Imagine that you’ve implemented a new feature but it’s not ready for prime time yet. Or maybe you used it once or twice but it’s not worth turning on for your normal service. You don’t want to kill the feature entirely, as it might have some utility down the line. (Warning bells should be going off about now) You decide to hide the feature behind a configuration flag that defaults to off. Great! The feature can easily be reenabled should you ever need it again.

There’s just one problem – it gets turned on accidentally interacts catastrophically with the rest of the system. Your software deals with financial transactions and it ends up costing your company 460 million dollars.

This sounds unlikely – except it’s true. This is essentially what happened to Knight Capital in 2012.
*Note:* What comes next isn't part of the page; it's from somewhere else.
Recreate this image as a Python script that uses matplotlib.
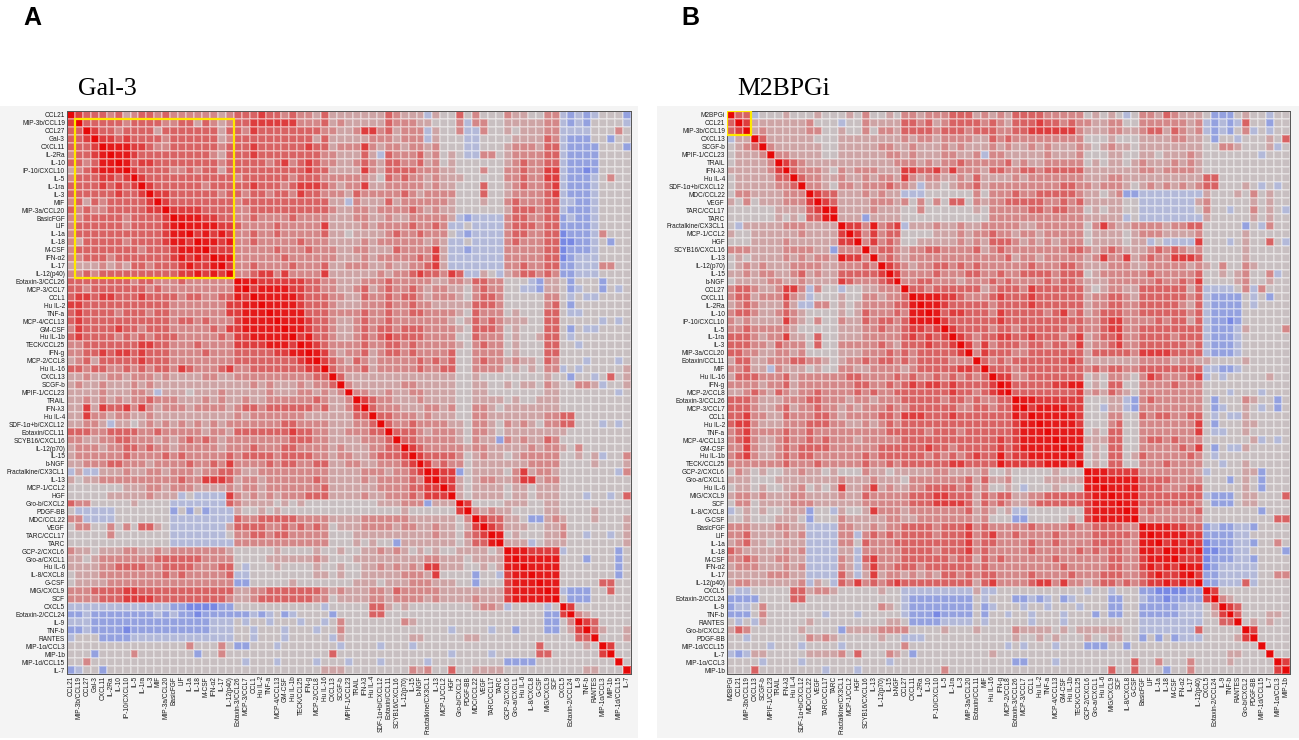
import numpy as np
import matplotlib
matplotlib.use("Agg")
import matplotlib.pyplot as plt
from matplotlib.colors import LinearSegmentedColormap
from matplotlib.patches import Rectangle

# ---------------- data ----------------
labels_a = ["CCL21", "MIP-3b/CCL19", "CCL27", "Gal-3", "CXCL11", "IL-2Ra", "IL-10",
            "IP-10/CXCL10", "IL-5", "IL-1ra", "IL-3", "MIF", "MIP-3a/CCL20", "BasicFGF",
            "LIF", "IL-1a", "IL-18", "M-CSF", "IFN-α2", "IL-17", "IL-12(p40)",
            "Eotaxin-3/CCL26", "MCP-3/CCL7", "CCL1", "Hu IL-2", "TNF-a", "MCP-4/CCL13",
            "GM-CSF", "Hu IL-1b", "TECK/CCL25", "IFN-g", "MCP-2/CCL8", "Hu IL-16",
            "CXCL13", "SCGF-b", "MPIF-1/CCL23", "TRAIL", "IFN-λ3", "Hu IL-4",
            "SDF-1α+b/CXCL12", "Eotaxin/CCL11", "SCYB16/CXCL16", "IL-12(p70)", "IL-15",
            "b-NGF", "Fractalkine/CX3CL1", "IL-13", "MCP-1/CCL2", "HGF", "Gro-b/CXCL2",
            "PDGF-BB", "MDC/CCL22", "VEGF", "TARC/CCL17", "TARC", "GCP-2/CXCL6",
            "Gro-a/CXCL1", "Hu IL-6", "IL-8/CXCL8", "G-CSF", "MIG/CXCL9", "SCF", "CXCL5",
            "Eotaxin-2/CCL24", "IL-9", "TNF-b", "RANTES", "MIP-1α/CCL3", "MIP-1b",
            "MIP-1d/CCL15", "IL-7"]

# lower triangle of the correlation matrix in panel-A order, one level digit per cell
# (groups of columns separated by spaces only for readability)
rows_a = [
    "",
    "8",
    "77",
    "778",
    "7778",
    "67789",
    "776799",
    "5678999",
    "67778878",
    "777787878",
    "7777778778",
    "67576777778",
    "767667777788",
    "6677777677778",
    "67777776777789",
    "677777777777899",
    "6577777677778998",
    "67777777767778999",
    "667776777777789898",
    "5555656577677789889",
    "66767777777777889898",
    "777777776776667666666",
    "776777777767666666666 9",
    "788788777877776776677 98",
    "887777777777766666668 899",
    "787777677767766666668 8999",
    "787777777777767767666 89999",
    "687777877677766666768 899999",
    "787777676767776666676 8899999",
    "667777777887766676666 88889998",
    "667787887877766667666 777778899",
    "567577777877766666666 7777777789",
    "776776676767768766678 66777777788",
    "556556656665655556655 666666666677",
    "565565556565555555555 556565556566 7",
    "555565556653555455565 555565556656 56",
    "556565656676665556565 565566666676 556",
    "558587786865666566665 677677777767 5568",
    "558665665565555555555 656666666555 55577",
    "556653554565656565656 666666776666 555667",
    "777667777667666665665 777777787766 5566677",
    "665566776665656767656 666666677766 55556667",
    "566656677676656666656 667666776666 565556677",
    "566666676666767666667 677776777766 5665567778",
    "556667766656666766768 666676776677 55665566678",
    "353355565566566656677 655666666666 555566656678",
    "545566666666667668887 566566666676 5555656666769",
    "444444455566566655556 566566666667 55555566667788",
    "444445555565553433338 656565666777 55556556667688 8",
    "766444445444433333337 655554545444 44444455566625 55",
    "433333444444424242333 544545444444 44444444454444 448",
    "663333444444433333333 766777776666 55556666665555 5546",
    "466446464775433333335 777766767676 45556666566556 55458",
    "444446444444433333334 667767766666 44455555555556 554678",
    "444444444444433333333 666666666666 44454544255555 5545779",
    "655455566556566666665 444445444454 45445565654545 44555545",
    "554566666667777776666 444455555565 44455555555566 55545555 9",
    "555566777766777766677 434445444454 45445565656588 55544545 99",
    "455566666666767666667 334444444455 45445555566658 44442443 899",
    "455556666666666666666 224444454444 44455545556665 55442444 8999",
    "666777788777777777777 556677777776 56555665766666 55555555 89999",
    "666677788887777777776 556777777766 45555665666656 55556555 899999",
    "333333333333322111122 444444444443 44444775454444 44445665 3444434",
    "223222222223232212222 223234234444 24444774444444 44444444 4444422 8",
    "333222222222222222333 434434443443 46444444465444 44444444 4444422 46",
    "223222212222222222333 443444344434 46444444444444 43444434 4244422 458",
    "344422223333333333333 443444344444 35444444445544 44455444 4444444 4477",
    "444444444444444644464 224443444444 43444434443444 44444444 4444744 44454",
    "444244446444444424464 444444444444 74444444444444 43444434 4444774 444448",
    "446444444444444444444 434443444434 44344434444434 44444444 2222444 4444444",
    "234424444444444444444 444444444445 55444444446564 47445555 4444444 44455444",
]

labels_b = ["M2BPGi", "CCL21", "MIP-3b/CCL19", "CXCL13", "SCGF-b", "MPIF-1/CCL23", "TRAIL",
            "IFN-λ3", "Hu IL-4", "SDF-1α+b/CXCL12", "MDC/CCL22", "VEGF", "TARC/CCL17",
            "TARC", "Fractalkine/CX3CL1", "MCP-1/CCL2", "HGF", "SCYB16/CXCL16", "IL-13",
            "IL-12(p70)", "IL-15", "b-NGF", "CCL27", "CXCL11", "IL-2Ra", "IL-10",
            "IP-10/CXCL10", "IL-5", "IL-1ra", "IL-3", "MIP-3a/CCL20", "Eotaxin/CCL11",
            "MIF", "Hu IL-16", "IFN-g", "MCP-2/CCL8", "Eotaxin-3/CCL26", "MCP-3/CCL7",
            "CCL1", "Hu IL-2", "TNF-a", "MCP-4/CCL13", "GM-CSF", "Hu IL-1b", "TECK/CCL25",
            "GCP-2/CXCL6", "Gro-a/CXCL1", "Hu IL-6", "MIG/CXCL9", "SCF", "IL-8/CXCL8",
            "G-CSF", "BasicFGF", "LIF", "IL-1a", "IL-18", "M-CSF", "IFN-α2", "IL-17",
            "IL-12(p40)", "CXCL5", "Eotaxin-2/CCL24", "IL-9", "TNF-b", "RANTES",
            "Gro-b/CXCL2", "PDGF-BB", "MIP-1d/CCL15", "IL-7", "MIP-1α/CCL3", "MIP-1b"]

# M2BPGi correlations with labels_b[1:], one level digit per cell
m2bpgi_b = "77 3444544 454445464454 66566677756565 777766666 4545434 66576555 42224544344"

# level digit -> correlation value
level_value = {"0": -0.6, "1": -0.45, "2": -0.3, "3": -0.12, "4": 0.0,
               "5": 0.15, "6": 0.3, "7": 0.45, "8": 0.65, "9": 0.85}

box_a = ("MIP-3b/CCL19", "IL-12(p40)")
box_b = ("M2BPGi", "MIP-3b/CCL19")

# ---------------- build matrices ----------------
def build_a():
    n = len(labels_a)
    M = np.eye(n)
    bad = []
    for i, s in enumerate(rows_a):
        s = s.replace(" ", "")
        if len(s) != i:
            bad.append((i + 1, len(s)))
            continue
        for j, ch in enumerate(s):
            M[i, j] = M[j, i] = level_value[ch]
    if bad:
        raise ValueError("row length mismatch: %s" % bad)
    return M

MA = build_a()
idx = {lab: i for i, lab in enumerate(labels_a)}
m2 = m2bpgi_b.replace(" ", "")
if len(m2) != len(labels_b) - 1:
    raise ValueError("m2 len %d" % len(m2))
nb = len(labels_b)
MB = np.eye(nb)
for i in range(nb):
    for j in range(nb):
        if i == j:
            continue
        a, b = labels_b[i], labels_b[j]
        if a == "M2BPGi":
            MB[i, j] = level_value[m2[j - 1]]
        elif b == "M2BPGi":
            MB[i, j] = level_value[m2[i - 1]]
        else:
            MB[i, j] = MA[idx[a], idx[b]]

# ---------------- colours ----------------
nodes = [(-1.0, "#3c50e0"), (-0.5, "#6f80e4"), (-0.3, "#94a1df"), (-0.12, "#b3b9d9"),
         (0.0, "#c8c0c2"), (0.15, "#cea5a6"), (0.3, "#d48788"), (0.45, "#d86263"),
         (0.65, "#dd3e3f"), (0.85, "#e41a1a"), (1.0, "#e60808")]
cmap = LinearSegmentedColormap.from_list("corr", [((v + 1) / 2, c) for v, c in nodes])

W, H = 1299, 740
fig = plt.figure(figsize=(W / 100, H / 100), dpi=100)
fig.patch.set_facecolor("white")

def fr(x0, y0, x1, y1):
    return [x0 / W, 1 - y1 / H, (x1 - x0) / W, (y1 - y0) / H]

# panel backgrounds
for x0, x1 in [(0, 638), (657, 1299)]:
    fig.patches.append(Rectangle((x0 / W, 1 - 738 / H), (x1 - x0) / W, (738 - 106) / H,
                                 transform=fig.transFigure, facecolor="#f4f4f4",
                                 edgecolor="none", zorder=-10))

tick_font = dict(family=["Liberation Sans", "DejaVu Sans"], size=4.7, color="#1a1a1a")

def draw(rect, M, labels, box):
    ax = fig.add_axes(rect, zorder=5)
    ax.set_facecolor("white")
    n = len(labels)
    ax.pcolormesh(np.arange(n + 1), np.arange(n + 1), M, cmap=cmap, vmin=-1, vmax=1,
                  edgecolors=(1, 1, 1, 0.3), linewidth=0.1)
    ax.set_xlim(0, n)
    ax.set_ylim(n, 0)
    ax.set_xticks(np.arange(n) + 0.5)
    ax.set_yticks(np.arange(n) + 0.5)
    ax.set_xticklabels(labels, rotation=90, fontdict=tick_font)
    ax.set_yticklabels(labels, fontdict=tick_font)
    ax.tick_params(length=0, pad=1.5)
    for sp in ax.spines.values():
        sp.set_color("#555555")
        sp.set_linewidth(0.7)
    i0, i1 = labels.index(box[0]), labels.index(box[1])
    ax.add_patch(Rectangle((i0, i0), i1 - i0 + 1, i1 - i0 + 1, fill=False,
                           edgecolor="#ffe800", linewidth=1.6, zorder=5))
    return ax

draw(fr(67, 111, 631, 674), MA, labels_a, box_a)
draw(fr(727, 111, 1290, 674), MB, labels_b, box_b)

lab_font = dict(family=["Liberation Sans", "DejaVu Sans"], size=18, weight="bold")
fig.text(23 / W, 1 - 25 / H, "A", va="baseline", ha="left", **lab_font)
fig.text(681 / W, 1 - 25 / H, "B", va="baseline", ha="left", **lab_font)
tit_font = dict(family=["Liberation Serif", "DejaVu Serif"], size=18.5)
fig.text(78 / W, 1 - 95 / H, "Gal-3", va="baseline", ha="left", **tit_font)
fig.text(737 / W, 1 - 95 / H, "M2BPGi", va="baseline", ha="left", **tit_font)

fig.savefig("out.png", dpi=100)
From the Security and Exchange Commission report of the incident:

Knight also violated the requirements of Rule 15c3-5(b) because Knight did
not have technology governance controls and supervisory procedures
sufficient to ensure the orderly deployment of new code or to prevent the
activation of code no longer intended for use in Knight’s current operations
but left on its servers that were accessing the market; and Knight did not
have controls and supervisory procedures reasonably designed to guide
employees’ responses to significant technological and compliance
incidents;

This is one of the most visible failures caused by dead or oxbow code. I am not suggesting that Knight Capital speculatively developed the feature that malfunctioned. What I am saying is that

  • It’s dangerous to leave dead code around in a system
  • Speculative development is likely to lead to features that are not used often and are more likely to be dead code than if they were completely spec’ed out as in normal development
  • Therefore speculative development puts you at a greater risk of dead code problems

Don’t allow dead code stay in the codebase. If you should ever need it again, you should be able to retrieve it from the version control system. You almost certainly won’t.

Conclusion

As an engineer, it’s easy to fall into the trap of implementing features before they’re actually needed. You’ll look productive and proactive. In the end, it’s best to avoid this temptation, for all of the problems I’ve mentioned. These include

  • the extra code takes time to write, test, debug, and code review
  • it contributes to a lack of conceptual focus in the system
  • if done to please a customer, it sets unrealistic expectations for the development of other features
  • it imparts an extra maintenance cost for the rest of the lifetime of said feature
  • it will be difficult to remove the feature if and when its lack of use becomes apparent
  • it puts you at increased risk of leaving dead code in the system, code which may later be accessed with bad consequences

I love Dijkstra’s notion of ‘lines spent’. Do you want to spend your time and lines of code on a speculative feature? Just remember – you aren’t gonna need it.